Acceptation, soins, amour


Ce tome contient une histoire complète, indépendante de toute autre. Sa première édition date de 2022. Il a été réalisé par Nina Bunjevac. Il s’agit d’une bande dessinée en noir & blanc, comportant vingt-cinq pages, entièrement dépourvue de dialogue. Il s’agit d’un format imposé dans cette collection des éditions Martin de Halleux. Ce dernier s’est inspiré de l’ouvrage 25 images de la passion d'un homme (1918), réalisé par Frans Masereel (1889-1972). Il s’agit d’une histoire racontée en 25 gravures sur bois, chacune imprimée comme un dessin en pleine page, sans aucun dialogue non plus. L’autrice canadienne respecte cette contrainte, avec une entorse dans la mesure où sept pages comportent plusieurs cases, trois ou quatre.


Une femme d’environ une trentaine d’années est assise à sa table de travail devant une page blanche. Sur son bureau, se trouvent également deux pots à crayon avec des porte-plumes, et à coté un flacon d’encre de Chine. Derrière elle, une bibliothèque remplie d’ouvrages.

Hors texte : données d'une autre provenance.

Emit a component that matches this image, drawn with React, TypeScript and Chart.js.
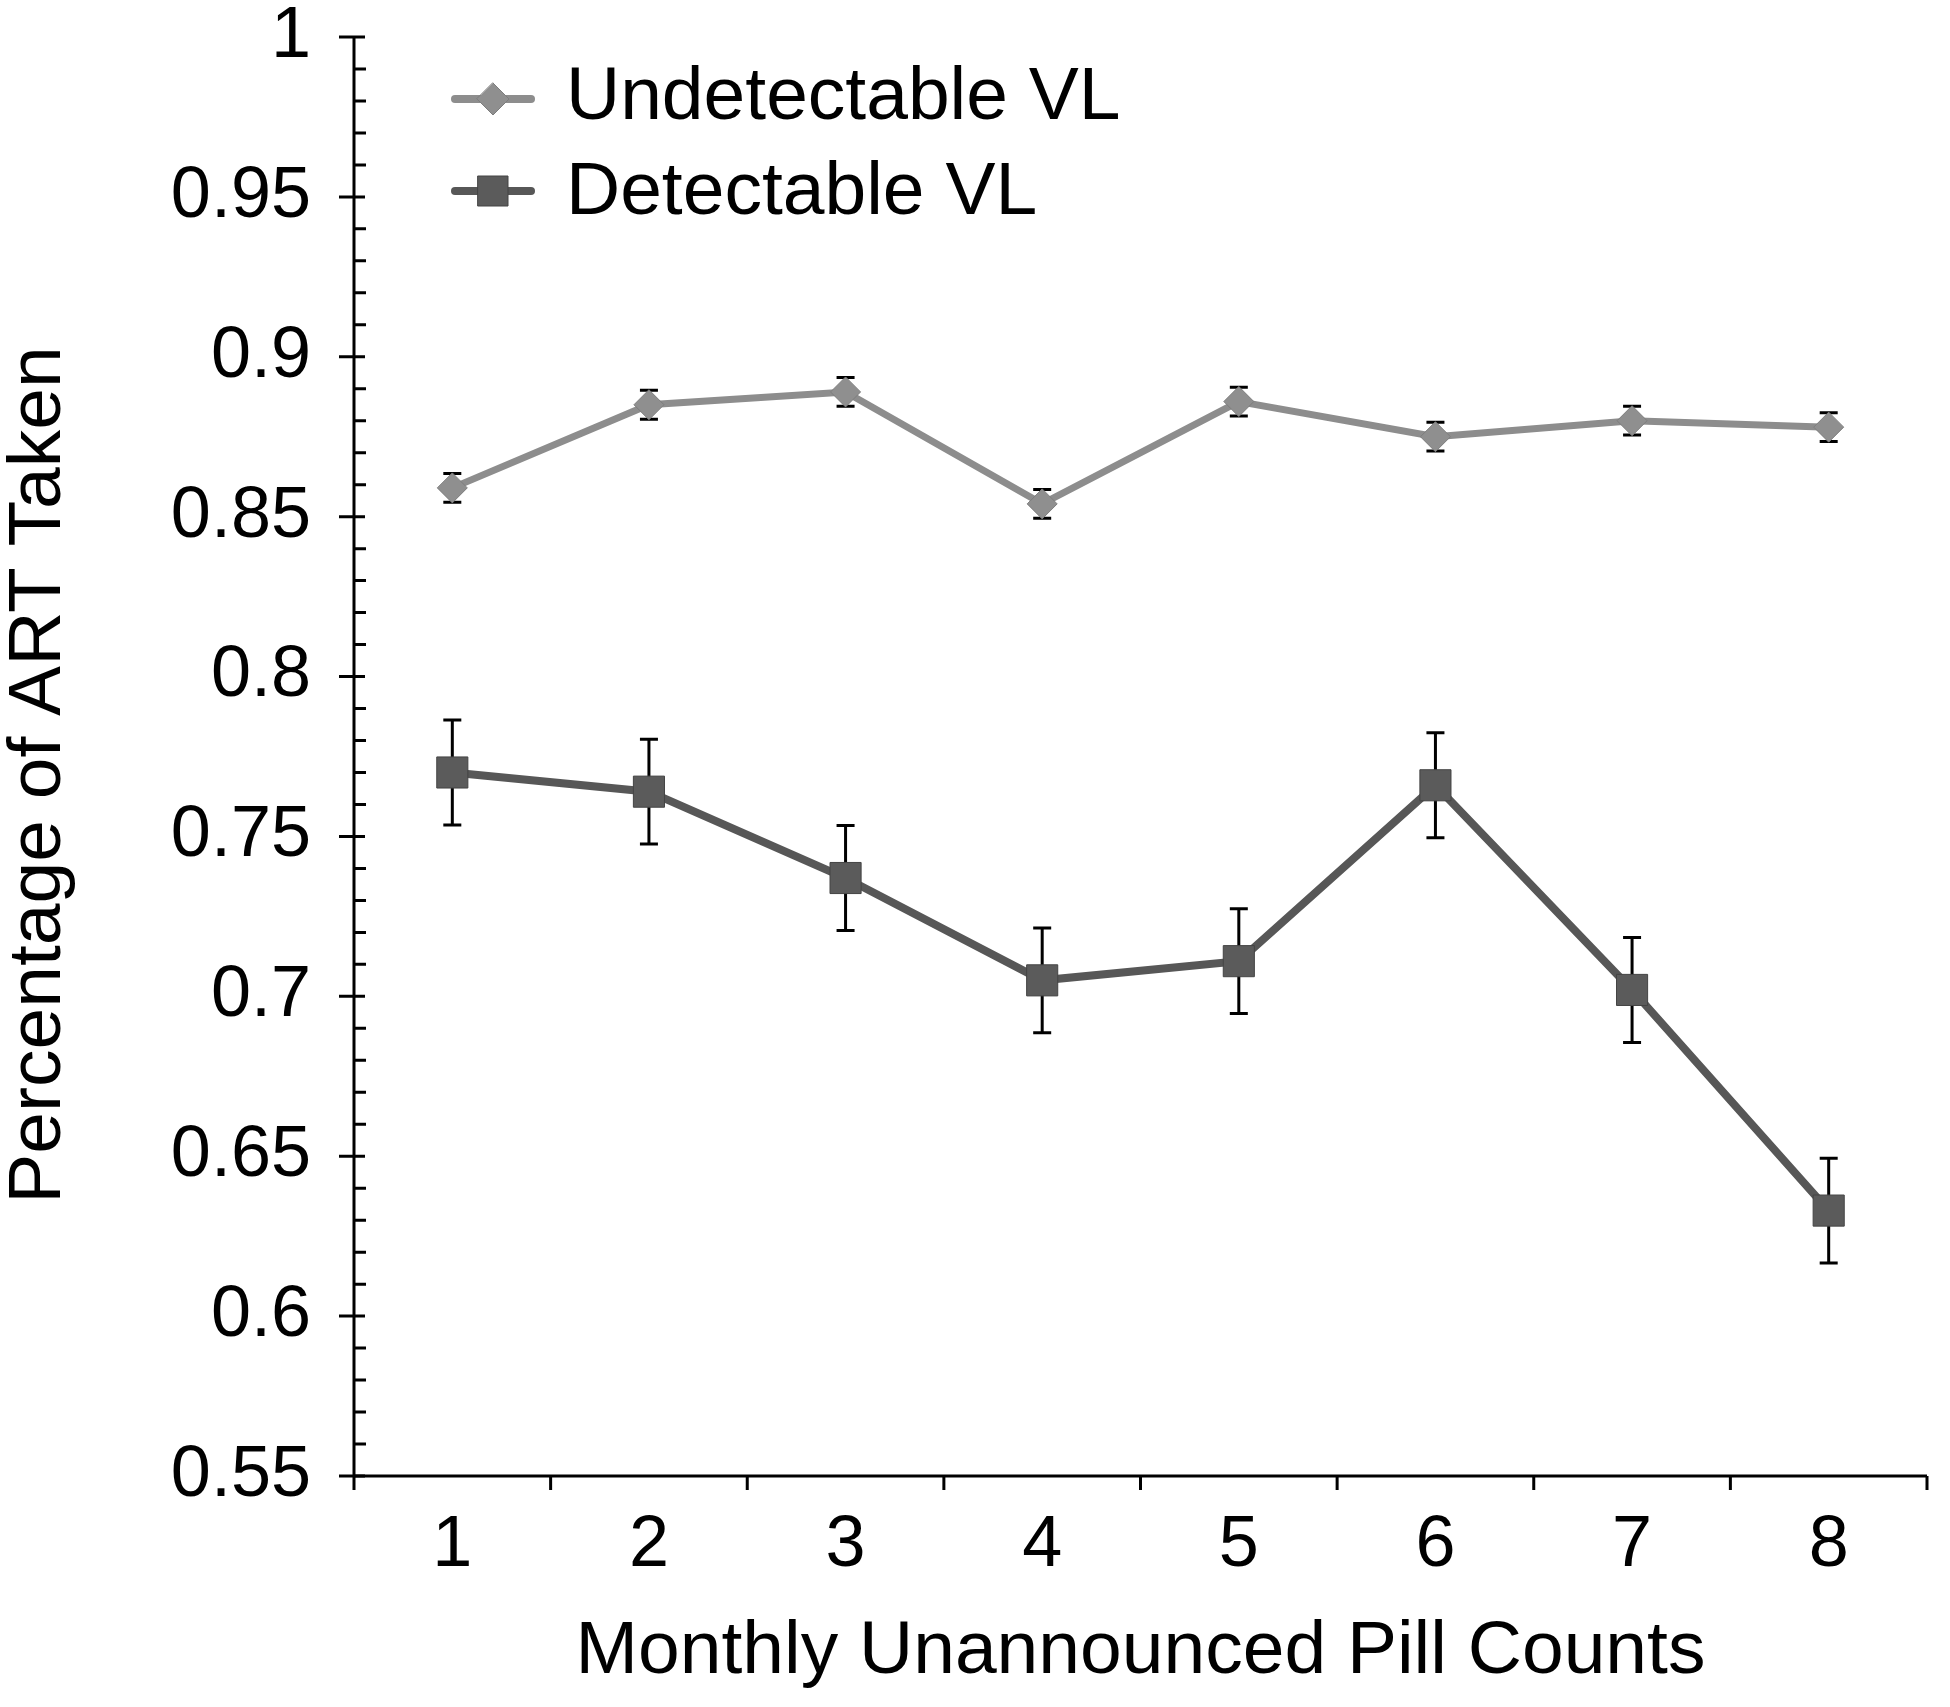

Elle se tient le menton de la main droite avec le coude posé sur la table. Dans la main gauche, elle tient un cadre dont elle est en train de contempler le contenu, songeuse. Elle pose le cadre sur la table, prend le porte-plume qui était posé sur la table, de la main droite, après avoir ouvert le flacon d’encre de Chine, et posé le bouchon à l’envers sur la table. Sous ses yeux se trouve la feuille vierge. Elle approche le porte-plume du flacon et l’y trempe. Elle relève le porte-plume : une goutte se trouve à son extrémité, prête à tomber. Elle rapproche le porte-plume de la feuille blanche et la goutte tombe dessus, formant une tache ronde aux contours irréguliers. La dessinatrice a suspendu son geste au-dessus de la feuille, le porte-plume à quelques centimètres au-dessus de la tache noire. Sous ses yeux, elle éprouve l’impression que la tache développe des excroissances vers l’extérieur, en forme de rayons irréguliers, d’elle-même. Les rayons poussent comme des branches nues, alors qu’il se forme au milieu un espace blanc et vierge, comme si l’encre se déplaçait par elle-même vers l’extérieur.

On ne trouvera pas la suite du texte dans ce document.